Muhalif basına yapılan operasyonların muhalifleri susturmak amacıyla yapıldığının altını çizen Aksünger, “Bylock konusunda da herkesi içeri aldılar. Buca’da da alevi dedesini Bylock kullanıyor diye içeriye alındı. Sonradan anlaşıldı ki televizyon kumandası dışında teknolojiyle bir bağı yok.  Şimdi bunun gibi yüzlerce hikaye olduğu için iş başka bir boyuta vardı. Muhalif olanları susturma durumuna gidildi. Cumhuriyet Gazetesi, Sözcü Gazetesi gibi birçok basın organının da bastırılması  ve susturulmak istenmesi aslında bu durumu da açıkça ortaya koyuyor” diye konuştu.

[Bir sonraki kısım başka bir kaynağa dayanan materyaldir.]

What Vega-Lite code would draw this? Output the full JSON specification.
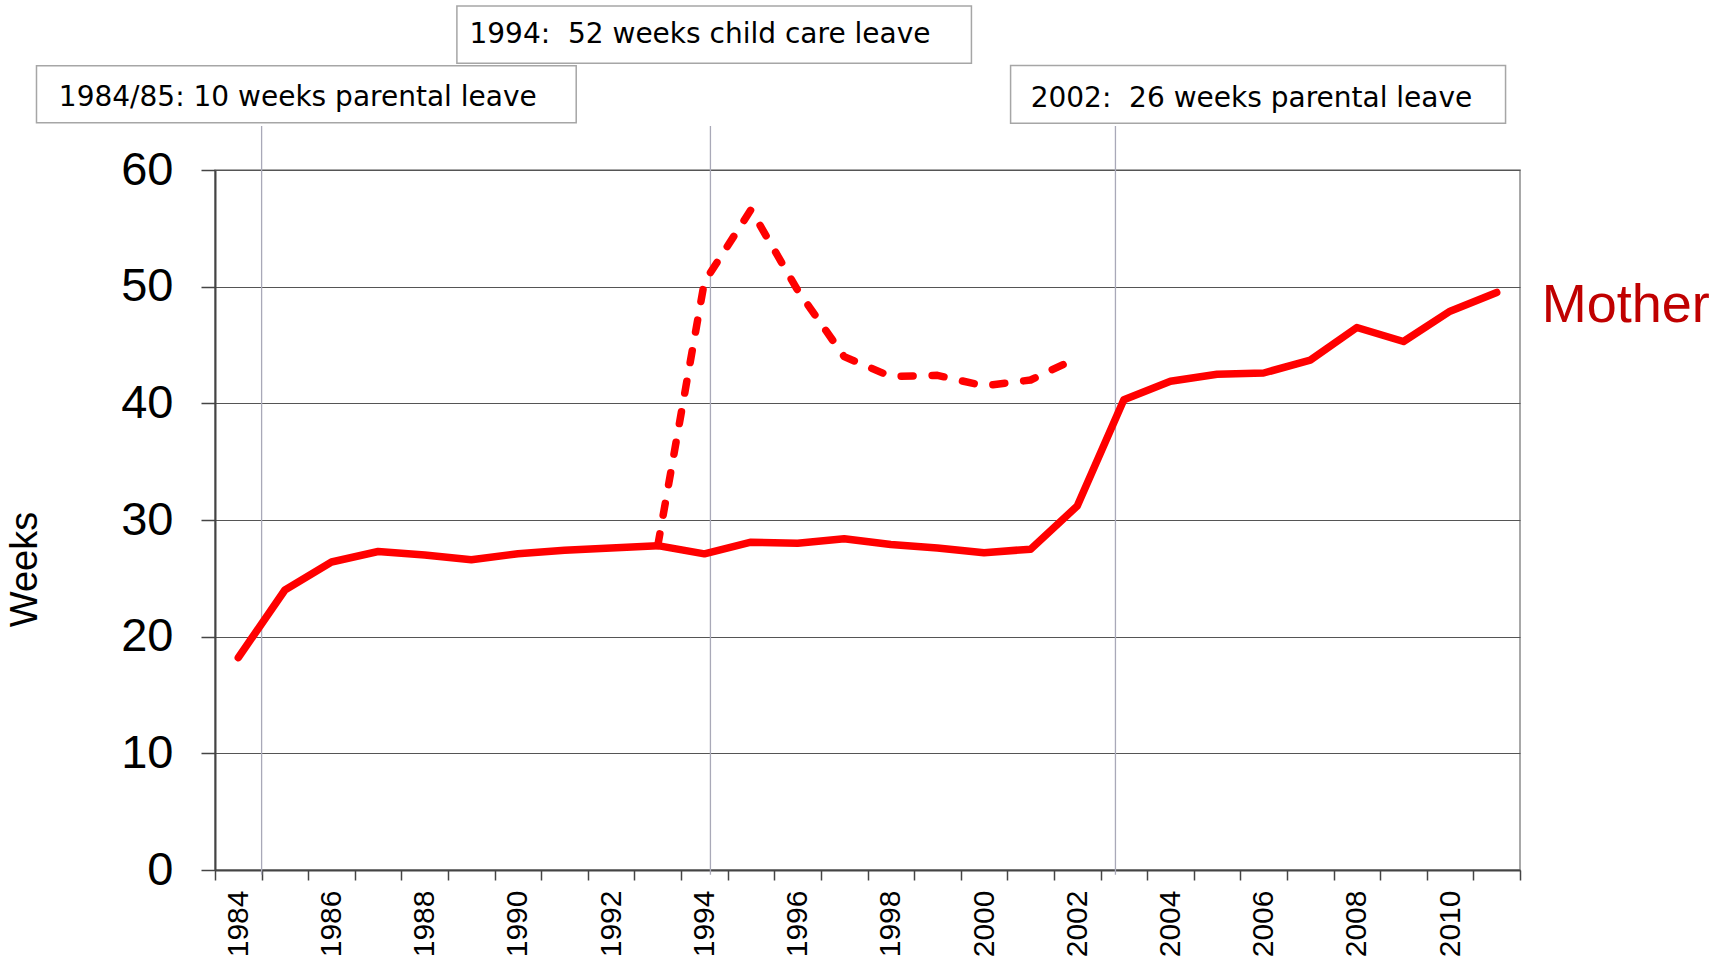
{
  "$schema": "https://vega.github.io/schema/vega-lite/v6.json",
  "autosize": {"type": "none"},
  "padding": {"left": 215, "top": 170, "right": 199, "bottom": 94},
  "width": 1305,
  "height": 700,
  "background": "white",
  "config": {
    "view": {"stroke": "#8c8c8c", "strokeWidth": 1.5}
  },
  "datasets": {
    "mother": [
      {"series": "Mother", "year": 1984, "weeks": 18.2},
      {"series": "Mother", "year": 1985, "weeks": 24.0},
      {"series": "Mother", "year": 1986, "weeks": 26.4},
      {"series": "Mother", "year": 1987, "weeks": 27.3},
      {"series": "Mother", "year": 1988, "weeks": 27.0},
      {"series": "Mother", "year": 1989, "weeks": 26.6},
      {"series": "Mother", "year": 1990, "weeks": 27.1},
      {"series": "Mother", "year": 1991, "weeks": 27.4},
      {"series": "Mother", "year": 1992, "weeks": 27.6},
      {"series": "Mother", "year": 1993, "weeks": 27.8},
      {"series": "Mother", "year": 1994, "weeks": 27.1},
      {"series": "Mother", "year": 1995, "weeks": 28.1},
      {"series": "Mother", "year": 1996, "weeks": 28.0},
      {"series": "Mother", "year": 1997, "weeks": 28.4},
      {"series": "Mother", "year": 1998, "weeks": 27.9},
      {"series": "Mother", "year": 1999, "weeks": 27.6},
      {"series": "Mother", "year": 2000, "weeks": 27.2},
      {"series": "Mother", "year": 2001, "weeks": 27.5},
      {"series": "Mother", "year": 2002, "weeks": 31.2},
      {"series": "Mother", "year": 2003, "weeks": 40.3},
      {"series": "Mother", "year": 2004, "weeks": 41.9},
      {"series": "Mother", "year": 2005, "weeks": 42.5},
      {"series": "Mother", "year": 2006, "weeks": 42.6},
      {"series": "Mother", "year": 2007, "weeks": 43.7},
      {"series": "Mother", "year": 2008, "weeks": 46.5},
      {"series": "Mother", "year": 2009, "weeks": 45.3},
      {"series": "Mother", "year": 2010, "weeks": 47.9},
      {"series": "Mother", "year": 2011, "weeks": 49.5},
      {"series": "Mother incl. child care leave", "year": 1993, "weeks": 27.8},
      {"series": "Mother incl. child care leave", "year": 1994, "weeks": 50.4},
      {"series": "Mother incl. child care leave", "year": 1995, "weeks": 56.6},
      {"series": "Mother incl. child care leave", "year": 1996, "weeks": 49.7},
      {"series": "Mother incl. child care leave", "year": 1997, "weeks": 44.0},
      {"series": "Mother incl. child care leave", "year": 1998, "weeks": 42.3},
      {"series": "Mother incl. child care leave", "year": 1999, "weeks": 42.4},
      {"series": "Mother incl. child care leave", "year": 2000, "weeks": 41.5},
      {"series": "Mother incl. child care leave", "year": 2001, "weeks": 42.0},
      {"series": "Mother incl. child care leave", "year": 2002, "weeks": 43.9}
    ],
    "notes": [
      {"label": "1984/85: 10 weeks parental leave", "lineYear": 1984.5, "lineTop": 63.78, "boxX1": 1979.67, "boxX2": 1991.25, "boxTop": 68.94, "boxBottom": 64.05, "textX": 1980.15, "textY": 65.49},
      {"label": "1994:\u00a0 52 weeks child care leave", "lineYear": 1994.13, "lineTop": 63.78, "boxX1": 1988.69, "boxX2": 1999.73, "boxTop": 74.06, "boxBottom": 69.15, "textX": 1988.96, "textY": 70.86},
      {"label": "2002:\u00a0 26 weeks parental leave", "lineYear": 2002.82, "lineTop": 63.78, "boxX1": 2000.57, "boxX2": 2011.19, "boxTop": 68.95, "boxBottom": 64.01, "textX": 2001.0, "textY": 65.38}
    ]
  },
  "layer": [
    {
      "data": {"name": "notes"},
      "mark": {"type": "rule", "color": "#A9A9B8", "strokeWidth": 1.3},
      "encoding": {
        "x": {"field": "lineYear", "type": "quantitative", "title": null, "scale": {"domain": [1983.5, 2011.5], "nice": false, "zero": false}},
        "y": {"field": "lineTop", "type": "quantitative", "title": "Weeks", "scale": {"domain": [0, 60], "nice": false}},
        "y2": {"datum": -0.4}
      }
    },
    {
      "data": {"name": "mother"},
      "transform": [{"filter": "datum.series == 'Mother'"}],
      "mark": {"type": "line", "color": "#FF0000", "strokeWidth": 7.5, "strokeCap": "round", "strokeJoin": "round"},
      "encoding": {
        "x": {
          "field": "year", "type": "quantitative", "title": null,
          "scale": {"domain": [1983.5, 2011.5], "nice": false, "zero": false},
          "axis": {
            "title": null,
            "values": [1983.5, 1984.5, 1985.5, 1986.5, 1987.5, 1988.5, 1989.5, 1990.5, 1991.5, 1992.5, 1993.5, 1994.5, 1995.5, 1996.5, 1997.5, 1998.5, 1999.5, 2000.5, 2001.5, 2002.5, 2003.5, 2004.5, 2005.5, 2006.5, 2007.5, 2008.5, 2009.5, 2010.5, 2011.5],
            "labelExpr": "((datum.value + 0.5) % 2 == 0 && datum.value < 2011) ? '' + (datum.value + 0.5) : ''",
            "labelOffset": 23.3,
            "labelAngle": -90,
            "labelFont": "Liberation Sans",
            "labelFontSize": 30,
            "labelColor": "#000000",
            "labelPadding": 10,
            "labelOverlap": false,
            "labelBound": false,
            "labelFlush": false,
            "grid": false,
            "domainColor": "#444444",
            "domainWidth": 2,
            "tickColor": "#444444",
            "tickWidth": 1.5,
            "tickSize": 10
          }
        },
        "y": {
          "field": "weeks", "type": "quantitative", "title": "Weeks",
          "scale": {"domain": [0, 60], "nice": false},
          "axis": {
            "title": "Weeks",
            "titleFont": "Liberation Sans",
            "titleFontSize": 38,
            "titleFontWeight": "normal",
            "titleColor": "#000000",
            "titlePadding": 76,
            "titleY": 399,
            "values": [0, 10, 20, 30, 40, 50, 60],
            "labelFont": "Liberation Sans",
            "labelFontSize": 47,
            "labelColor": "#000000",
            "labelPadding": 28,
            "labelFlush": false,
            "grid": true,
            "gridColor": "#555555",
            "gridWidth": 1.2,
            "domainColor": "#444444",
            "domainWidth": 2,
            "tickColor": "#444444",
            "tickWidth": 1.5,
            "tickSize": 14
          }
        }
      }
    },
    {
      "data": {"name": "mother"},
      "transform": [{"filter": "datum.series != 'Mother'"}],
      "mark": {"type": "line", "color": "#FF0000", "strokeWidth": 7.5, "strokeCap": "round", "strokeJoin": "round", "strokeDash": [12, 19]},
      "encoding": {
        "x": {"field": "year", "type": "quantitative", "title": null, "scale": {"domain": [1983.5, 2011.5], "nice": false, "zero": false}},
        "y": {"field": "weeks", "type": "quantitative", "title": "Weeks", "scale": {"domain": [0, 60], "nice": false}}
      }
    },
    {
      "data": {"name": "notes"},
      "mark": {"type": "rect", "fill": "white", "stroke": "#A6A6A6", "strokeWidth": 1.5},
      "encoding": {
        "x": {"field": "boxX1", "type": "quantitative", "title": null, "scale": {"domain": [1983.5, 2011.5], "nice": false, "zero": false}},
        "x2": {"field": "boxX2"},
        "y": {"field": "boxTop", "type": "quantitative", "title": "Weeks", "scale": {"domain": [0, 60], "nice": false}},
        "y2": {"field": "boxBottom"}
      }
    },
    {
      "data": {"name": "notes"},
      "mark": {"type": "text", "align": "left", "baseline": "alphabetic", "font": "DejaVu Sans", "fontSize": 28, "color": "#000000"},
      "encoding": {
        "x": {"field": "textX", "type": "quantitative", "title": null, "scale": {"domain": [1983.5, 2011.5], "nice": false, "zero": false}},
        "y": {"field": "textY", "type": "quantitative", "title": "Weeks", "scale": {"domain": [0, 60], "nice": false}},
        "text": {"field": "label"}
      }
    },
    {
      "data": {"name": "mother"},
      "transform": [{"filter": "datum.series == 'Mother' && datum.year == 2011"}],
      "mark": {"type": "text", "align": "left", "baseline": "alphabetic", "dx": 45, "dy": 29, "font": "Liberation Sans", "fontSize": 54, "color": "#C00000"},
      "encoding": {
        "x": {"field": "year", "type": "quantitative", "title": null, "scale": {"domain": [1983.5, 2011.5], "nice": false, "zero": false}},
        "y": {"field": "weeks", "type": "quantitative", "title": "Weeks", "scale": {"domain": [0, 60], "nice": false}},
        "text": {"field": "series"}
      }
    }
  ]
}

‘Esastan AİHM’e Başvuru Yapacağız’

Referandum sonuçlarına ilişkin AİHM başvurusunda gelinen noktayı YURT’a açıklayan Aksünger, “Bu seçimlerin üzerinde bir şaibe olduğunu Venedik Komisyonu belirledi. Yani o raporda Türkiye’de bu referandumun şaibeli olduğunu belirtti.  Şimdi AİHM başvuruyu yapıyoruz. Hem bireysel hem de kurumsal olarak başvuruyu yapıyoruz. Türkiye’nin Kopenhag kriterleri meselesi içerisinde referandum konusu yer almıyor. Yani biz buna şekil şartı diyoruz. AİHM’in şekil şartından kastı  yasama doğrudan ilgilendiren konulara bakmasıdır. Yani bu referandum anayasayı doğrundan ilgilendirdiğini belirterek, esastan değerlendirilmesini isteyeceğiz” diye ifade etti.

‘Dünyaya Rezil Olduk’

Tüm dünyaya referandum konusunda şaibeler olduğu için rezil olunduğunu belirten Aksünger, “Bugün biz dünyaya rezil oluyoruz. Ve bunu  önleyecek otorite ortada yok.  Bu da hükümetin görevidir. Eğer biz meşru zeminlerde bu işin yasallığını bulamayacaksak eğer bize tüm alanlar, sokaklar haktır. Türkiye’yi sulh halinde bir seçime götürmezse mevcut iktidar, önümüzdeki süreçlerde ciddi sıkıntılar yaşanacak” diyerek sözlerini noktaladı.